Right now is a great time to catch a falling knife in Boston RE market.

Comment by Waiting
2007-01-04 13:20:47

Thanks for the input. I really enjoy the conversation on this blog, and hearing from people who are well informed and can back up their statements.

 
 
 
Comment by Palisades Park
2007-01-03 15:54:33

Don’t shoot me, I’m only the messenger:

New York City avoids housing market slump

http://www.bloggingstocks.com/2007/01/03/new-york-city-avoids-housing-market-slump/

Comment by GetStucco
2007-01-03 16:55:22

Ever-rising prices always gives conclusive proof that a market is healthy.

Comment by Palisades Park
2007-01-03 17:01:36

I’d be very surprised if NYC and the burbs don’t see some notable declines in price.

 
 
 
Comment by Groundhogday
2007-01-03 18:14:36

Update on MLS# 135340 in Bozeman, MT I’ve been tracking for the past 8 months (owner is a co-worker). Owners bought a new house in spring of 2006 before selling the old home, and this house has been vacant since March. Nice home a few blocks from campus, but on a busy street with a very small lot and no garage.
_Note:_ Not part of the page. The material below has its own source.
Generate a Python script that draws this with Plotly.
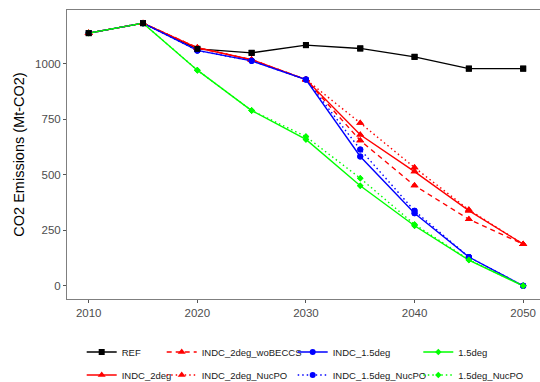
import plotly.graph_objects as go

years = [2010, 2015, 2020, 2025, 2030, 2035, 2040, 2045, 2050]

REF = [1139, 1184, 1068, 1050, 1085, 1070, 1032, 979, 979]
INDC_2deg = [1139, 1184, 1073, 1019, 930, 681, 515, 339, 188]
INDC_2deg_woBECCS = [1139, 1184, 1073, 1019, 930, 655, 452, 300, 188]
INDC_2deg_NucPO = [1139, 1184, 1073, 1019, 930, 734, 533, 343, 188]
INDC_1_5deg = [1139, 1184, 1061, 1014, 930, 583, 327, 130, 0]
INDC_1_5deg_NucPO = [1139, 1184, 1061, 1014, 930, 615, 338, 130, 0]
deg1_5 = [1139, 1184, 972, 790, 660, 451, 271, 116, 0]
deg1_5_NucPO = [1139, 1184, 972, 790, 673, 485, 277, 118, 0]

y_ticks = [0, 250, 500, 750, 1000]
x_ticks = [2010, 2020, 2030, 2040, 2050]

series = [
    ("REF", REF, "#000000", "solid", "square", 6),
    ("INDC_2deg", INDC_2deg, "#FF0000", "solid", "triangle-up", 7),
    ("INDC_2deg_woBECCS", INDC_2deg_woBECCS, "#FF0000", "5px,4px", "triangle-up", 7),
    ("INDC_2deg_NucPO", INDC_2deg_NucPO, "#FF0000", "1.5px,3px", "triangle-up", 7),
    ("INDC_1.5deg", INDC_1_5deg, "#0000FF", "solid", "circle", 6),
    ("INDC_1.5deg_NucPO", INDC_1_5deg_NucPO, "#0000FF", "1.5px,3px", "circle", 6),
    ("1.5deg", deg1_5, "#00FF00", "solid", "diamond", 5),
    ("1.5deg_NucPO", deg1_5_NucPO, "#00FF00", "1.5px,3px", "diamond", 5),
]

# legend placement: (column text start px, row)
legend_pos = {
    "REF": (121.7, 0),
    "INDC_2deg": (121.7, 1),
    "INDC_2deg_woBECCS": (201.7, 0),
    "INDC_2deg_NucPO": (201.7, 1),
    "INDC_1.5deg": (332.7, 0),
    "INDC_1.5deg_NucPO": (332.7, 1),
    "1.5deg": (458.3, 0),
    "1.5deg_NucPO": (458.3, 1),
}

W, H = 540, 382
ml, mr, mt, mb = 67.3, 0, 10, 83
pw = W - ml - mr
ph = H - mt - mb
row_y = [352, 375]

fig = go.Figure()
layout_legends = {}
for i, (name, vals, col, dash, sym, size) in enumerate(series):
    lname = "legend" if i == 0 else f"legend{i+1}"
    fig.add_trace(go.Scatter(
        x=years, y=vals, name=name, mode="lines+markers",
        line=dict(color=col, width=1.4, dash=dash),
        marker=dict(color=col, symbol=sym, size=size, line=dict(width=0)),
        legend=lname, showlegend=True,
    ))
    tx, row = legend_pos[name]
    layout_legends[lname] = dict(
        xref="container", yref="container",
        x=(tx - 40) / W, y=1 - row_y[row] / H, xanchor="left", yanchor="middle",
        bgcolor="rgba(0,0,0,0)", borderwidth=0,
        font=dict(family="Liberation Sans, Arial, sans-serif", size=9.5, color="#1a1a1a"),
    )

# points on top of all lines (ggplot draws points after lines)
for name, vals, col, dash, sym, size in series[1:] + series[:1]:
    fig.add_trace(go.Scatter(
        x=years, y=vals, mode="markers", showlegend=False, hoverinfo="skip",
        marker=dict(color=col, symbol=sym, size=size, line=dict(width=0)),
    ))

fig.add_annotation(
    text="CO2 Emissions (Mt-CO2)", textangle=-90,
    xref="paper", yref="paper", x=(18.5 - ml) / pw, y=0.5,
    xanchor="center", yanchor="middle", showarrow=False,
    font=dict(family="Liberation Sans, Arial, sans-serif", size=14.5, color="#000000"),
)

fig.update_layout(
    width=W, height=H,
    margin=dict(l=ml, r=mr, t=mt, b=mb, pad=0, autoexpand=False),
    paper_bgcolor="white", plot_bgcolor="white",
    font=dict(family="Liberation Sans, Arial, sans-serif"),
    xaxis=dict(
        range=[2008, 2051.55], tickvals=x_ticks, ticktext=[str(v) for v in x_ticks],
        showgrid=False, zeroline=False, showline=True, mirror=True, automargin=False,
        linecolor="#7f7f7f", linewidth=1, ticks="outside", ticklen=3, tickcolor="#555555",
        tickfont=dict(size=11.5, color="#4d4d4d"),
    ),
    yaxis=dict(
        range=[-59.2, 1243.2], tickvals=y_ticks, ticktext=[str(v) for v in y_ticks],
        showgrid=False, zeroline=False, showline=True, mirror=False, automargin=False,
        linecolor="#7f7f7f", linewidth=1, ticks="outside", ticklen=3, tickcolor="#555555",
        tickfont=dict(size=11.5, color="#4d4d4d"),
    ),
    **layout_legends,
)

fig.write_html(
    "out.html",
    config={"displayModeBar": False},
    post_script="document.body.style.margin='0';document.body.style.padding='0';",
)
Listed at 2185 sq ft, but that must include all sorts of angled attic space because with two adults and kid it was cramped. Started at $600k FSBO, then went to $589k with an agent in the beginning of June. Dropped to $519k over the course of the summer, but nary a nibble. Went off the market briefly in December and now is relisted with a new agent at $450k.

This house might, MIGHT, rent for $1500 which means the high end sale price should be $300k. So they are still at least 50% over the true value of the home. But clearly we are starting to see some seller capitulation in Bozeman. The sellers bought the home for $275k in the summer of 2002 given that real estate was already quite bubbly at the time, my guess is that by the time we hit bottom this house will have a market value below $275k in 2002 dollars.

The question is: will these sellers chase the market all the way down? Or will they find some fool to catch a falling knife?

 
Comment by waiting_in_la
2007-01-03 19:24:45

catch a falling knife in ‘07!

 
Comment by NoVa RE Supernova
2007-01-03 19:26:06

http://www.larouchepub.com/pr/2007/070101china_yuan_high.html

Chinese yuan hit a record high today against the dollar. Attention US consumers: those cheap Chinese imports are about to get a lot more expensive.

 
Comment by oc-ed
2007-01-03 20:41:52
Comment by Chip
2007-01-03 23:00:09

Did so yesterday. I think Ben will blow away the competition, but every extra vote helps.

 
 
Comment by Dan
2007-01-04 09:43:30

From the Broker’s Outpost Forum:
“Does anybody know of a lender that will refinance a timeshare in Florida?”

WTF …..now THAT is a great investment!